La Comisión Interamericana de Derechos Humanos (CIDH), y con ella todo el sistema que vela por el respeto a los derechos civiles, políticos, económicos, sociales y culturales en nuestro hemisferio, es víctima en estos momentos de un inclemente ataque. El objetivo es reducirla a su mínima expresión, cercenar su autonomía y, de este modo, evitar que continúe fungiendo como lo que debe ser: una entidad robusta, independiente y guiada por principios universales explícitamente aceptados por los países miembros de la Organización de Estados Americanos (OEA), no por los intereses o distorsiones de sus gobiernos.
La ofensiva debe ser frenada de inmediato, y Costa Rica, como en otras oportunidades, debe ponerse en la primera línea de defensa y, también, impulsar el Sistema Interamericano de Derechos Humanos.
La más reciente embestida contra la Comisión, antecesora de la actual, se produjo hace poco más de tres años. Su principal artífice fue Ecuador, pero detrás estaban los demás países latinoamericanos de la llamada Alianza Bolivariana de las Américas (ALBA): Bolivia, Nicaragua y Venezuela. En aquel caso, la razón era claramente identificable: con distintos grados –el más alarmante en Venezuela– todos estos países tienen gobiernos autocráticos, doctrinariamente opuestos al concepto de los derechos humanos como cánones universales que no se detienen ante fronteras, y, por ende, enemigos instintivos y beligerantes de las entidades independientes que los defienden sin compromisos. La CIDH, al igual que la Corte Interamericana de Derechos Humanos, actúa con base en estos principios. Costa Rica asumió entonces el liderazgo frente a los ataques del ALBA en el seno de la OEA, con ejemplar valentía, sentido estratégico y éxito.
Ahora, la embestida proviene de otros gobiernos, que si bien no tienen los mismos ímpetus ideológicos que los mencionados, sí guardan “facturas” contra la Comisión por su abordaje claro y directo de omisiones o violaciones a los derechos humanos. Se trata, principalmente, de Brasil, Colombia, México y Perú, y la principal herramienta que están utilizando es el ahogo económico. De hecho, a menos que se logre aumentar el flujo de recursos, la CIDH no podrá renovar en julio los contratos del 40% de su personal, lo cual reducirá drásticamente su capacidad de acción.
Ciertamente, la crisis no se puede atribuir directamente a los cuatro países mencionados: los problemas financieros de la Comisión vienen de lejos y se originan, esencialmente, en el escaso presupuesto que le destina la OEA, lo cual la obliga a gestionar contribuciones voluntarias directas de los Estados y fundaciones, una fuente permanente de inestabilidad.
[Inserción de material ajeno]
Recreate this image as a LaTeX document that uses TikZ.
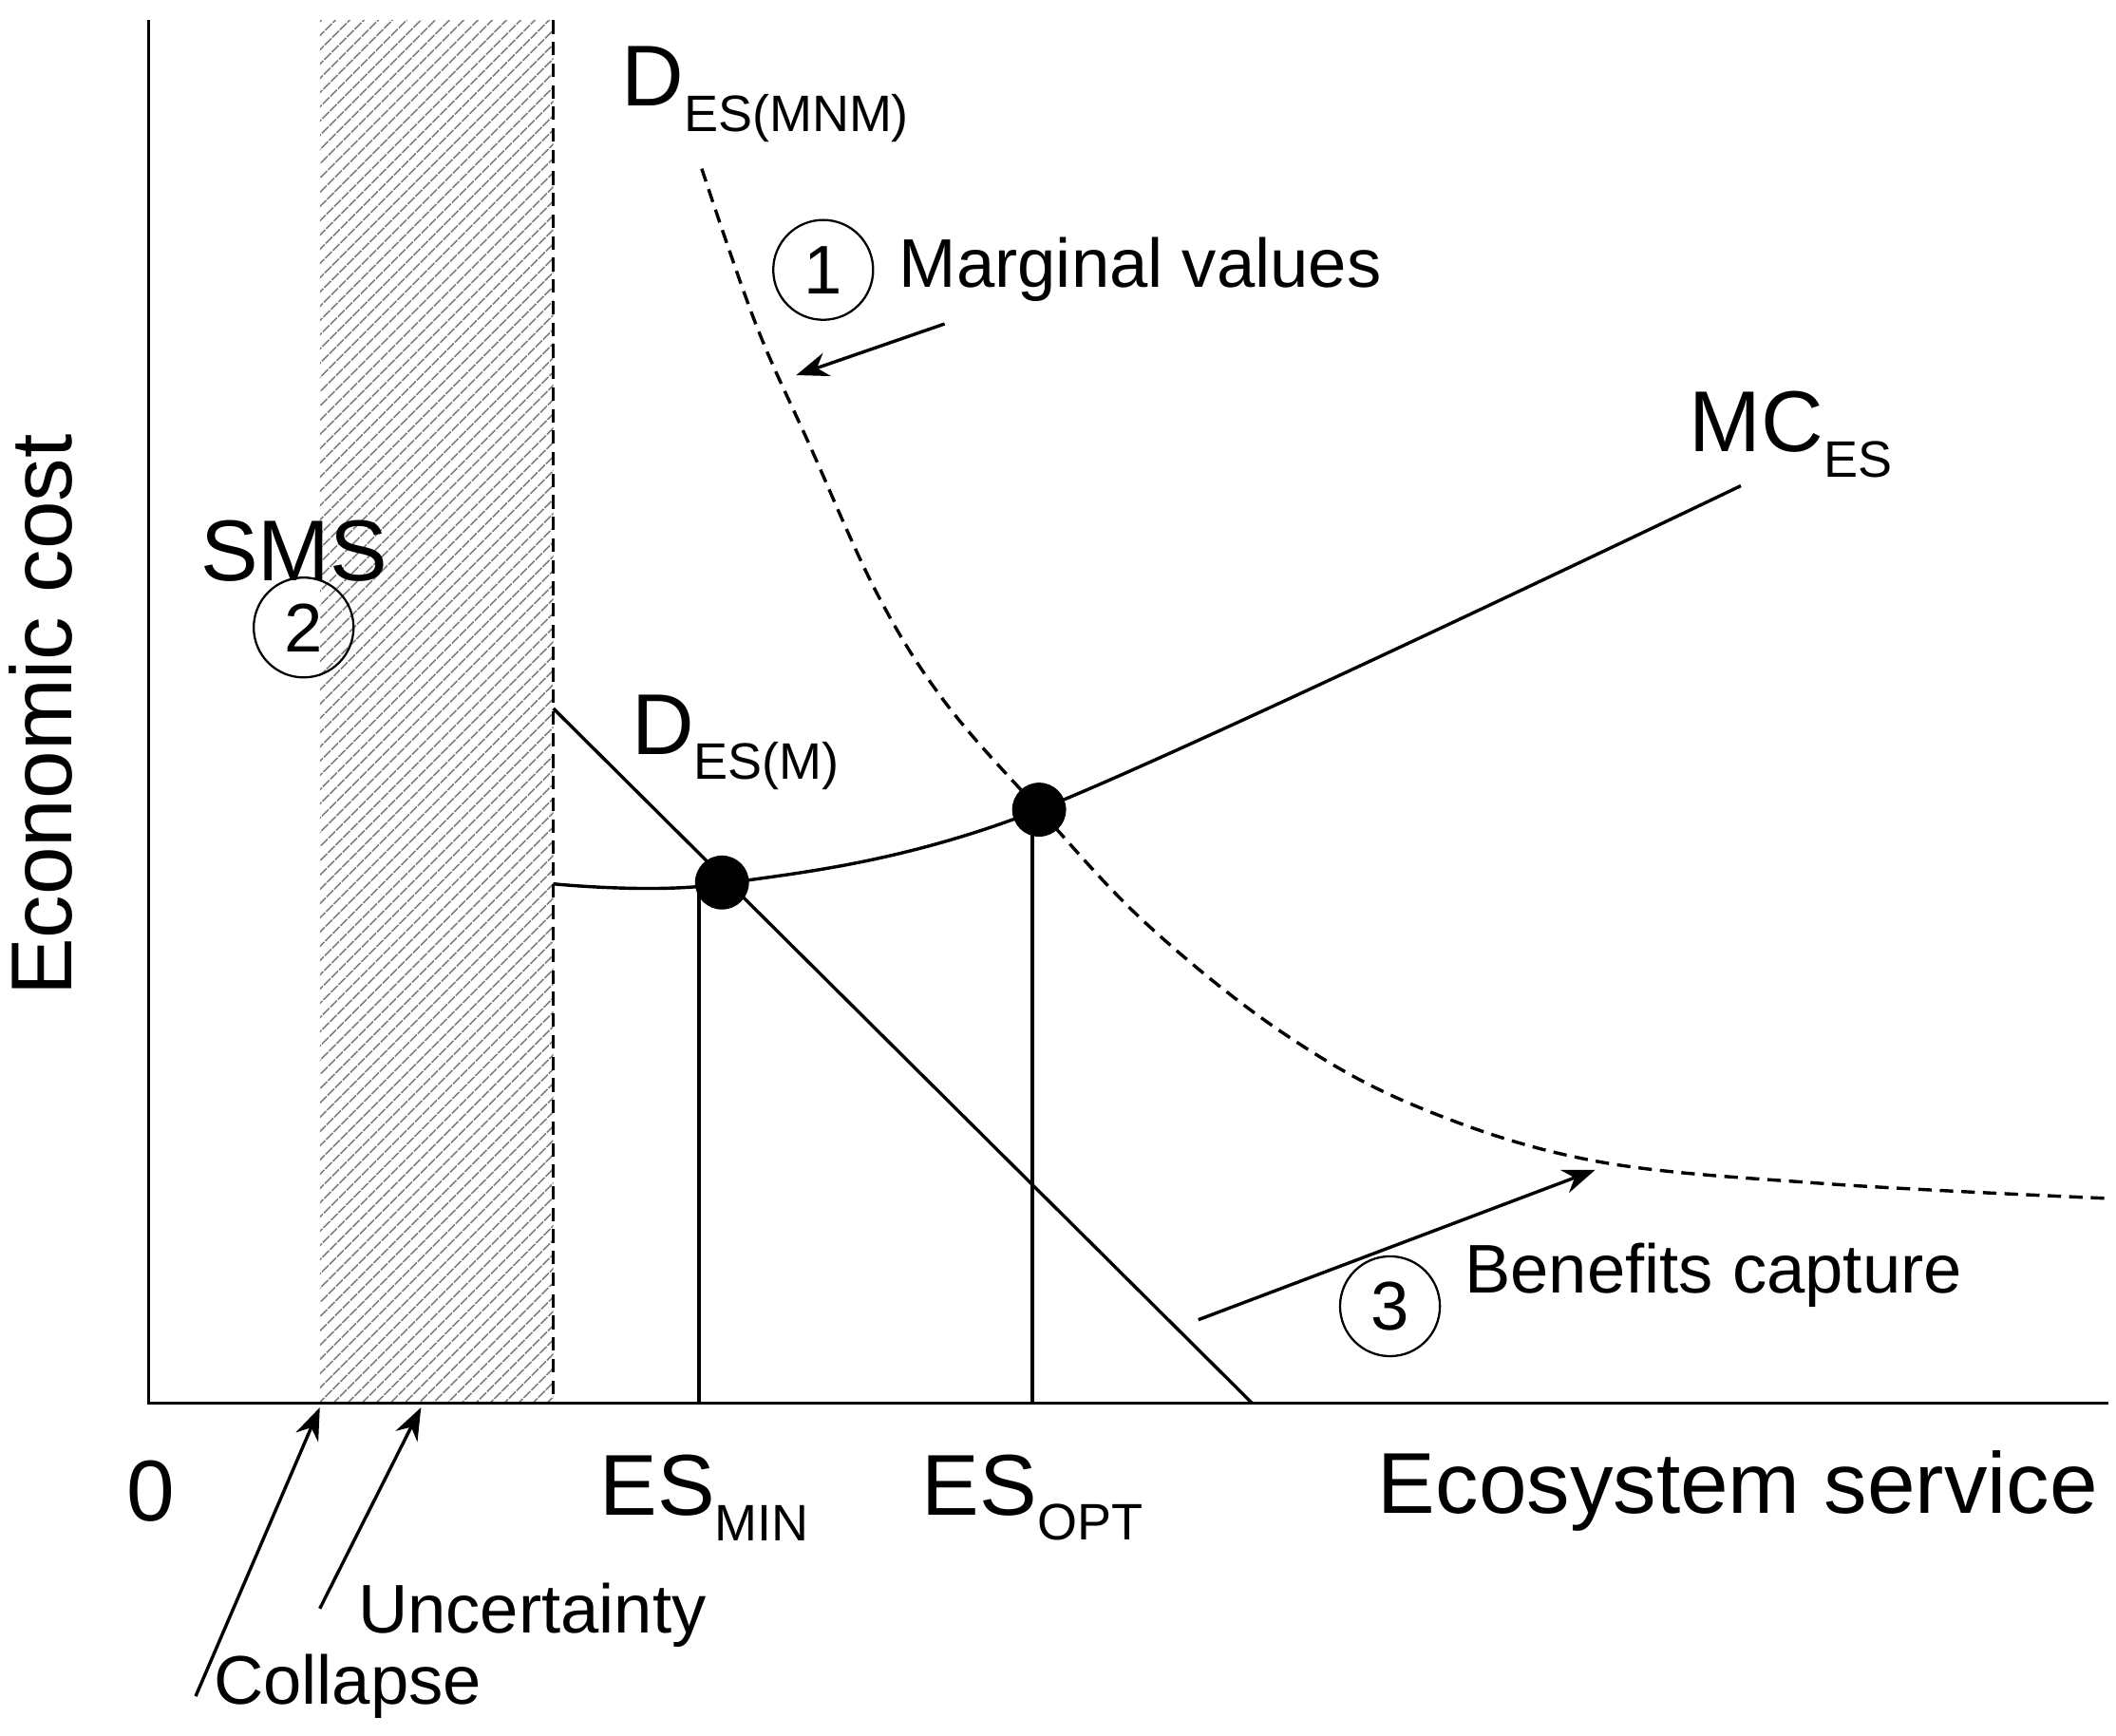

Sin embargo, sus gobiernos han escalado en las críticas y exigencias de mayor “imparcialidad” (léase docilidad) por parte de la CIDH, y se han constituido en obstáculos para buscar salidas a la coyuntura actual y darle mayor sostenibilidad. Más bien, han presionado por la inacción.
En semanas recientes, la Comisión ha lamentado lo que considera retrocesos en el respeto a los derechos humanos en Brasil, que se suma a otras múltiples observaciones previas; ha criticado el asesinato o desaparición de periodistas en Colombia; ha manifestado preocupación por una condena penal por difamación en Perú; y fue clave en las investigaciones que condujeron a formular severas críticas al gobierno mexicano por el manejo de la matanza de estudiantes en Ayotzinapa. En todos estos casos, y en muchos otros –como la fecundación in vitro en nuestro país–, la Comisión ha hecho lo que le corresponde: revelar y proponer, con total distancia de las partes involucradas. Tratar de limitarla o penalizarla por esto es agredir la institucionalidad de la OEA y sus múltiples órganos, que todos los Estados parte están obligados a respetar. Equivale, simple y llanamente, a una inaceptable vendetta diplomática.
Costa Rica debe ser particularmente escrupulosa no solo en su respeto a lo que haga la Comisión, sino, sobre todo, de lo que resuelva la Corte Interamericana. Pero no debe quedarse aquí. Como tantas veces se ha dicho –y el gobierno actual ha reiterado–, el respeto a la legalidad internacional y a los organismos encargados de impulsarla no solo es un principio básico de nuestra política exterior, sino una trinchera jurídica indispensable para nuestra seguridad nacional e integridad territorial. Defender a la CIDH es respetar estos principios e impulsar estos intereses. Las autoridades deben actuar en consecuencia y, de nuevo, elevar la voz nacional en pro de la Comisión y del Sistema Interamericano de Derechos Humanos.